- Set task
Below, find the line containing "Rebuild this chart" and the line containing "heavy = [pe.withStroke(linewidth=0.8, foreground=TXT)]"; reproduce exactly those two and every line between them, omitting pictures.

- The records
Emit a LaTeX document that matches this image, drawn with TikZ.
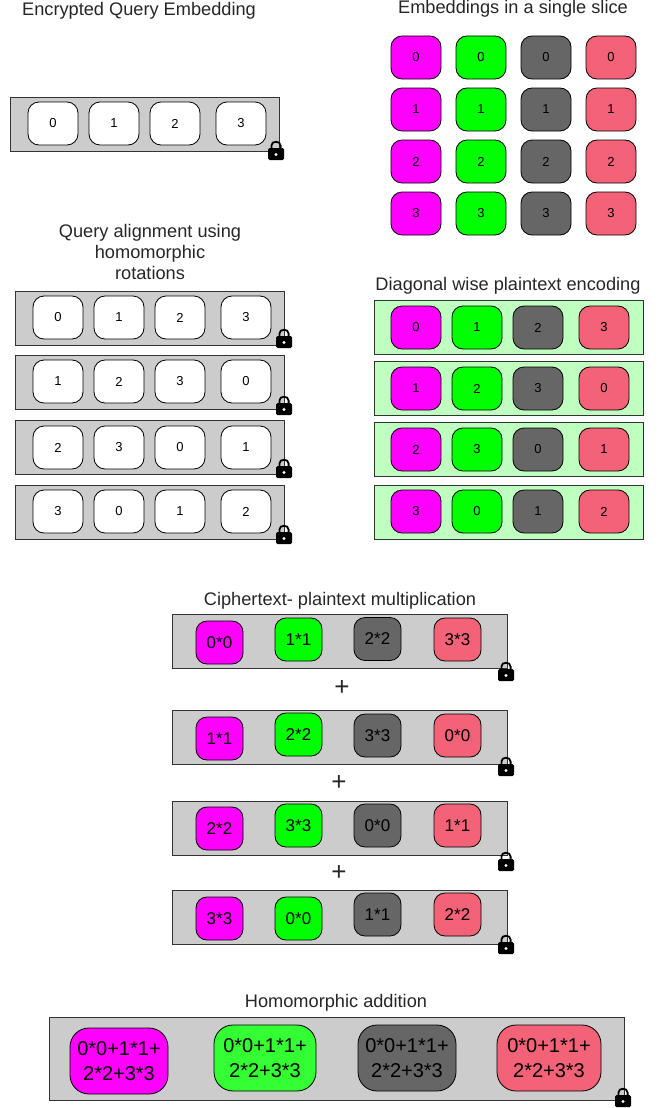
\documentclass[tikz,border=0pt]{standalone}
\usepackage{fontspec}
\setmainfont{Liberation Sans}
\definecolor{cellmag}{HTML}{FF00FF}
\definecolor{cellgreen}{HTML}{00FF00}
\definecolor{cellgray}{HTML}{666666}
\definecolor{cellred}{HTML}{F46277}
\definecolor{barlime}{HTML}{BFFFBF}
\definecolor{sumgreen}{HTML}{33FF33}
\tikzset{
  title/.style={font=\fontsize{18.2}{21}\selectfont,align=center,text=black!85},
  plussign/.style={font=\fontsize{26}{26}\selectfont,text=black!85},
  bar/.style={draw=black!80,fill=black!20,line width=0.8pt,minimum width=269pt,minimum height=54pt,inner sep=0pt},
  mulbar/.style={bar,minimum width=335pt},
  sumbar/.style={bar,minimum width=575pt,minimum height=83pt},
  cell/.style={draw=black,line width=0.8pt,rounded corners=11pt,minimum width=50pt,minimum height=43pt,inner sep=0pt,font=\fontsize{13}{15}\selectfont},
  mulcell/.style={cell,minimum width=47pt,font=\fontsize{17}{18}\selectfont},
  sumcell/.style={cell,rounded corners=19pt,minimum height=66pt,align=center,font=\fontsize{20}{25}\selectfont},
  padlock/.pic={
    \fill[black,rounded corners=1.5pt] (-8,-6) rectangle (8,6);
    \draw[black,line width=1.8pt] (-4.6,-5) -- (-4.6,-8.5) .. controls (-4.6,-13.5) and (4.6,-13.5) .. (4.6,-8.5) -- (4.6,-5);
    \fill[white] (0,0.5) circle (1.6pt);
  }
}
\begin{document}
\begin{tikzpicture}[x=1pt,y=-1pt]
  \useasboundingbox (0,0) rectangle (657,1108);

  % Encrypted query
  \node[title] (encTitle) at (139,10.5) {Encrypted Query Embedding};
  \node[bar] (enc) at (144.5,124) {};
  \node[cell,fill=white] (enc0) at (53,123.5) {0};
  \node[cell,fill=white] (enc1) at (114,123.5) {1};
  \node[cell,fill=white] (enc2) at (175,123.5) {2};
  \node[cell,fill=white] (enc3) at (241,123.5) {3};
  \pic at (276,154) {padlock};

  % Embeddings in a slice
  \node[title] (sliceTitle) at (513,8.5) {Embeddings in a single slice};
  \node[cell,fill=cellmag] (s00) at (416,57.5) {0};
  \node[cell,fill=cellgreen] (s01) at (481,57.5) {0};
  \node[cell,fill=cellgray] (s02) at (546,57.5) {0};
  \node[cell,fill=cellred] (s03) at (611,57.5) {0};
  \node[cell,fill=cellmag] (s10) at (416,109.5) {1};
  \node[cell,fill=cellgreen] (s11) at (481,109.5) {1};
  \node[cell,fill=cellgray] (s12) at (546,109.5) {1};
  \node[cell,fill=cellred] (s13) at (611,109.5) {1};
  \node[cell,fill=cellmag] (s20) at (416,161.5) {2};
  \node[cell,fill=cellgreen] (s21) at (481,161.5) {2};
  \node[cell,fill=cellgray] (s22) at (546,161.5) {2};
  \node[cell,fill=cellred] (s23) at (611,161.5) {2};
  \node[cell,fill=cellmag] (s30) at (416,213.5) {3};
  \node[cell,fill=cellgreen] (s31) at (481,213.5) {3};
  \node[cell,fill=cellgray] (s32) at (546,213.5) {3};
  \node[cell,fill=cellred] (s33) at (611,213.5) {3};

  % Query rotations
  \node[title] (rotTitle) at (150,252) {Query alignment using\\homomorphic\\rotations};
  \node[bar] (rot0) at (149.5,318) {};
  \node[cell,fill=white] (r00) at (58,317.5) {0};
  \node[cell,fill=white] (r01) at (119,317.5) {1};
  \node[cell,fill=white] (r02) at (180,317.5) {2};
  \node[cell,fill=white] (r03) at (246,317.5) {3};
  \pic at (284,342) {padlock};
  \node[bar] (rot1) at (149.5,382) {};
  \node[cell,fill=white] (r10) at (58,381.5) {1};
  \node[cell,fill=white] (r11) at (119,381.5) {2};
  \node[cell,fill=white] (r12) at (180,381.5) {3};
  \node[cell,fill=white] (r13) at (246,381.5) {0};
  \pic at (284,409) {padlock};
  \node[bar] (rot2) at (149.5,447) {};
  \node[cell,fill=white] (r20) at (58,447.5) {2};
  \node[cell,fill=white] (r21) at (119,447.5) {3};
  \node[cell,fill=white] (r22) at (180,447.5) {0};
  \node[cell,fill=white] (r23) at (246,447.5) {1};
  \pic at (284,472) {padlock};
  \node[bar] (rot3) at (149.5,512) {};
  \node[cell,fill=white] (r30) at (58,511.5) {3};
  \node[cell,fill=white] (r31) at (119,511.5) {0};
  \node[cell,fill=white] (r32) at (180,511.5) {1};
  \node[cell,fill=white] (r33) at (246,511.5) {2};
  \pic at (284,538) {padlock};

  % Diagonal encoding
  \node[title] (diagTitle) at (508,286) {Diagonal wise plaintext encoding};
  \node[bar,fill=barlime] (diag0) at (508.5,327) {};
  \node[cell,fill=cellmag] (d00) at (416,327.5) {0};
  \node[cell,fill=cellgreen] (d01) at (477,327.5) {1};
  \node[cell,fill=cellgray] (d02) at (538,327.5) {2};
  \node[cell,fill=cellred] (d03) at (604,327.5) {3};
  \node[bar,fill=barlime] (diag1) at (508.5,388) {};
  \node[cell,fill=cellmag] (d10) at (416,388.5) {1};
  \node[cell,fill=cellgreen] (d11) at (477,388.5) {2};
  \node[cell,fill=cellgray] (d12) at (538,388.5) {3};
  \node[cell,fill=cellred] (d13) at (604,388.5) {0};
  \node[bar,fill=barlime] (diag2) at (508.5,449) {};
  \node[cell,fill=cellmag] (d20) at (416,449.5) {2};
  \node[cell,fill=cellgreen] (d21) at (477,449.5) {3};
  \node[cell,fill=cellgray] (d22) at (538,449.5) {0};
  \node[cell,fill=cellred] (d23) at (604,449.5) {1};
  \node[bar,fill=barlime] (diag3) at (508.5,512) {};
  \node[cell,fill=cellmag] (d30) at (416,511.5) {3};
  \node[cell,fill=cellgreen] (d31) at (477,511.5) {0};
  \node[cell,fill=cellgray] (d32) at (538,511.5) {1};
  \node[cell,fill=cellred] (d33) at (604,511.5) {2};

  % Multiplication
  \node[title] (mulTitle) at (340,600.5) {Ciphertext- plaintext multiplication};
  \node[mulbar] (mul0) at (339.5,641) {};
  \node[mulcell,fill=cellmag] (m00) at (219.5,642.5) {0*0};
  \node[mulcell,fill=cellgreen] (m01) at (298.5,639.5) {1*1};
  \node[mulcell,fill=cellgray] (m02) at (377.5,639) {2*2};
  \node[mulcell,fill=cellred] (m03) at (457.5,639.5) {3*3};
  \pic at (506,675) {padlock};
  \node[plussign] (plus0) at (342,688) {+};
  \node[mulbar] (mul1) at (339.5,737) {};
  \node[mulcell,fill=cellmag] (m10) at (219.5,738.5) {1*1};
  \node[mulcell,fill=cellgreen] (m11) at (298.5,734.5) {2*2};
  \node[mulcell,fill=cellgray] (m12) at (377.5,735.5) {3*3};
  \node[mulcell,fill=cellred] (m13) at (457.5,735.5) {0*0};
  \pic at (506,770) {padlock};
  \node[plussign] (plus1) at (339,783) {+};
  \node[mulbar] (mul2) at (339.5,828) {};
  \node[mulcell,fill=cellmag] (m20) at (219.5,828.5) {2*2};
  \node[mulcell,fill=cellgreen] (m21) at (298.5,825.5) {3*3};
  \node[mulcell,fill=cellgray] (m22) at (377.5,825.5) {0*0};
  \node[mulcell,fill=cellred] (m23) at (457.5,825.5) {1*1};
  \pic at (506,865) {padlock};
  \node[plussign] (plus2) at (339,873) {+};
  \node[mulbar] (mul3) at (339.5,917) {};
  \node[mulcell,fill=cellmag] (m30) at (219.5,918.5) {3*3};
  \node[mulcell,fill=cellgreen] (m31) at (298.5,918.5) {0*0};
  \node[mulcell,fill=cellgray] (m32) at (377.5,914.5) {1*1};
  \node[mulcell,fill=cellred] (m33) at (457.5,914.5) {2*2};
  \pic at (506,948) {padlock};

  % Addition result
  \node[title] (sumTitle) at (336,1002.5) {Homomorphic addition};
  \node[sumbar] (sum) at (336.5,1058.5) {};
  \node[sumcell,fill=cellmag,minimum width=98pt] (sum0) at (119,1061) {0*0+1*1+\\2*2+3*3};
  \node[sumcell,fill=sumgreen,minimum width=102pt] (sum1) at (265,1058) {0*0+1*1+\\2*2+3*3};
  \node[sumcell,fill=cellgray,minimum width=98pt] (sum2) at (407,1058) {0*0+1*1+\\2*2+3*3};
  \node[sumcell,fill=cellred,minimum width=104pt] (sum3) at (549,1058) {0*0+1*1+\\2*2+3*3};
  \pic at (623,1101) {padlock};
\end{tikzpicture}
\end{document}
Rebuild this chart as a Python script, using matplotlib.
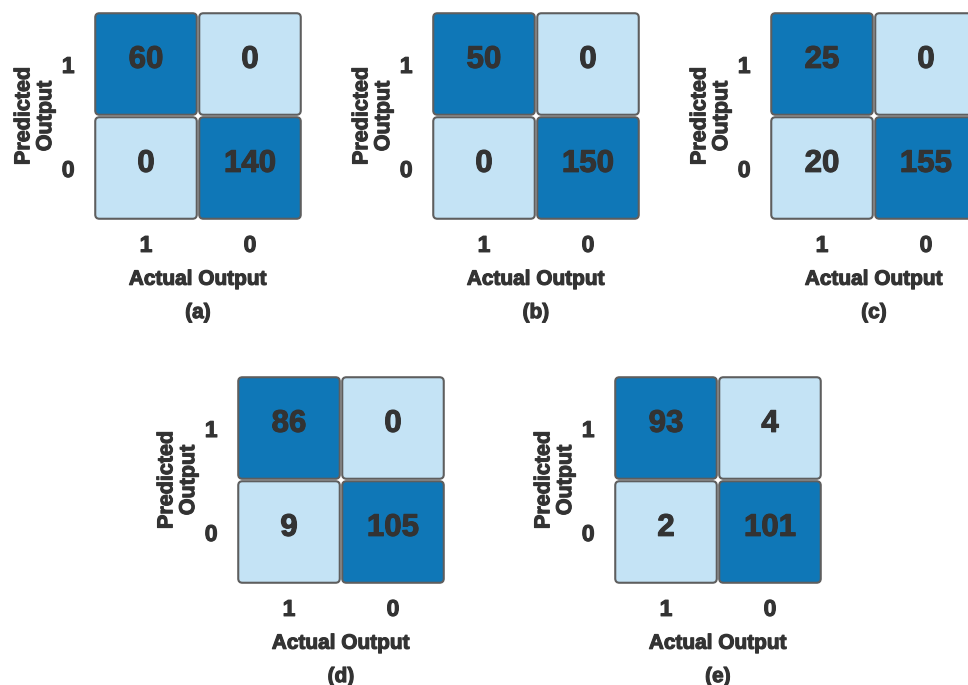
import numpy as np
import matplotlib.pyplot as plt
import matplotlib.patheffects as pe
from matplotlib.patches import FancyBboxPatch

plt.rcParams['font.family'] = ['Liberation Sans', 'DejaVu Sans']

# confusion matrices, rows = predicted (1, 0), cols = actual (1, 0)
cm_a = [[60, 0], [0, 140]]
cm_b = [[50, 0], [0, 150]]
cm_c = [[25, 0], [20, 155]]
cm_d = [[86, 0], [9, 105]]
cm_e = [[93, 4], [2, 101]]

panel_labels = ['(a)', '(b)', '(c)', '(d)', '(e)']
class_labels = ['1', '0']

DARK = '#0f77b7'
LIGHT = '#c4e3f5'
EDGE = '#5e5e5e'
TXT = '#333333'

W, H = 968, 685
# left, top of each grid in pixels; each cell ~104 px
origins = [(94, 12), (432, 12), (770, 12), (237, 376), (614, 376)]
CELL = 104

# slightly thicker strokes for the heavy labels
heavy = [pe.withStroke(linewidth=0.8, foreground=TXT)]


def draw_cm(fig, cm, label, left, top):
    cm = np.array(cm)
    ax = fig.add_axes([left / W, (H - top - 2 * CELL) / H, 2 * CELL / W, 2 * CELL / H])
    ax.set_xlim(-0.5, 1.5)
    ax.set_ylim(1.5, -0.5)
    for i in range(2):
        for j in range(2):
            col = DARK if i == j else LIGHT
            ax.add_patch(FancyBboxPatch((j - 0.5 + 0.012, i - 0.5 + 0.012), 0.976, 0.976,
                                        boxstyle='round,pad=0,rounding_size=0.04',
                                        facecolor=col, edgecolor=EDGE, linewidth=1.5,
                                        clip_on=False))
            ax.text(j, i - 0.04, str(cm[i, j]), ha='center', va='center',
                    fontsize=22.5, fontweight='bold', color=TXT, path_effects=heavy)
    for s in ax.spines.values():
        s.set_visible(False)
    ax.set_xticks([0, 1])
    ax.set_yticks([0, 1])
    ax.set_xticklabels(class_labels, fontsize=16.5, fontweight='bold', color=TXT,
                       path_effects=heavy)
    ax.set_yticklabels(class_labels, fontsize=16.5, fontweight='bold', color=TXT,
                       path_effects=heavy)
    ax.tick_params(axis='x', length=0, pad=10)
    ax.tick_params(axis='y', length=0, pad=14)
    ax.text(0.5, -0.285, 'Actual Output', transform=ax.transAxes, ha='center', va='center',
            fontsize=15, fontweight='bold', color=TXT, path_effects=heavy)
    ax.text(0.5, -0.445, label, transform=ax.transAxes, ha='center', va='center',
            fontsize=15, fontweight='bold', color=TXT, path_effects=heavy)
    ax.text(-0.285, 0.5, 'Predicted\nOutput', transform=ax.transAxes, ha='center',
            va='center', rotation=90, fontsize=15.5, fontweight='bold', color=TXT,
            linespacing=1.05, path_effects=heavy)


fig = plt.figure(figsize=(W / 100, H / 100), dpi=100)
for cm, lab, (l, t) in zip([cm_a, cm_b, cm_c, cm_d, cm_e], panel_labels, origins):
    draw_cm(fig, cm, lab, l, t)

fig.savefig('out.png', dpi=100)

- Task response
Rebuild this chart as a Python script, using matplotlib.
import numpy as np
import matplotlib.pyplot as plt
import matplotlib.patheffects as pe
from matplotlib.patches import FancyBboxPatch

plt.rcParams['font.family'] = ['Liberation Sans', 'DejaVu Sans']

# confusion matrices, rows = predicted (1, 0), cols = actual (1, 0)
cm_a = [[60, 0], [0, 140]]
cm_b = [[50, 0], [0, 150]]
cm_c = [[25, 0], [20, 155]]
cm_d = [[86, 0], [9, 105]]
cm_e = [[93, 4], [2, 101]]

panel_labels = ['(a)', '(b)', '(c)', '(d)', '(e)']
class_labels = ['1', '0']

DARK = '#0f77b7'
LIGHT = '#c4e3f5'
EDGE = '#5e5e5e'
TXT = '#333333'

W, H = 968, 685
# left, top of each grid in pixels; each cell ~104 px
origins = [(94, 12), (432, 12), (770, 12), (237, 376), (614, 376)]
CELL = 104

# slightly thicker strokes for the heavy labels
heavy = [pe.withStroke(linewidth=0.8, foreground=TXT)]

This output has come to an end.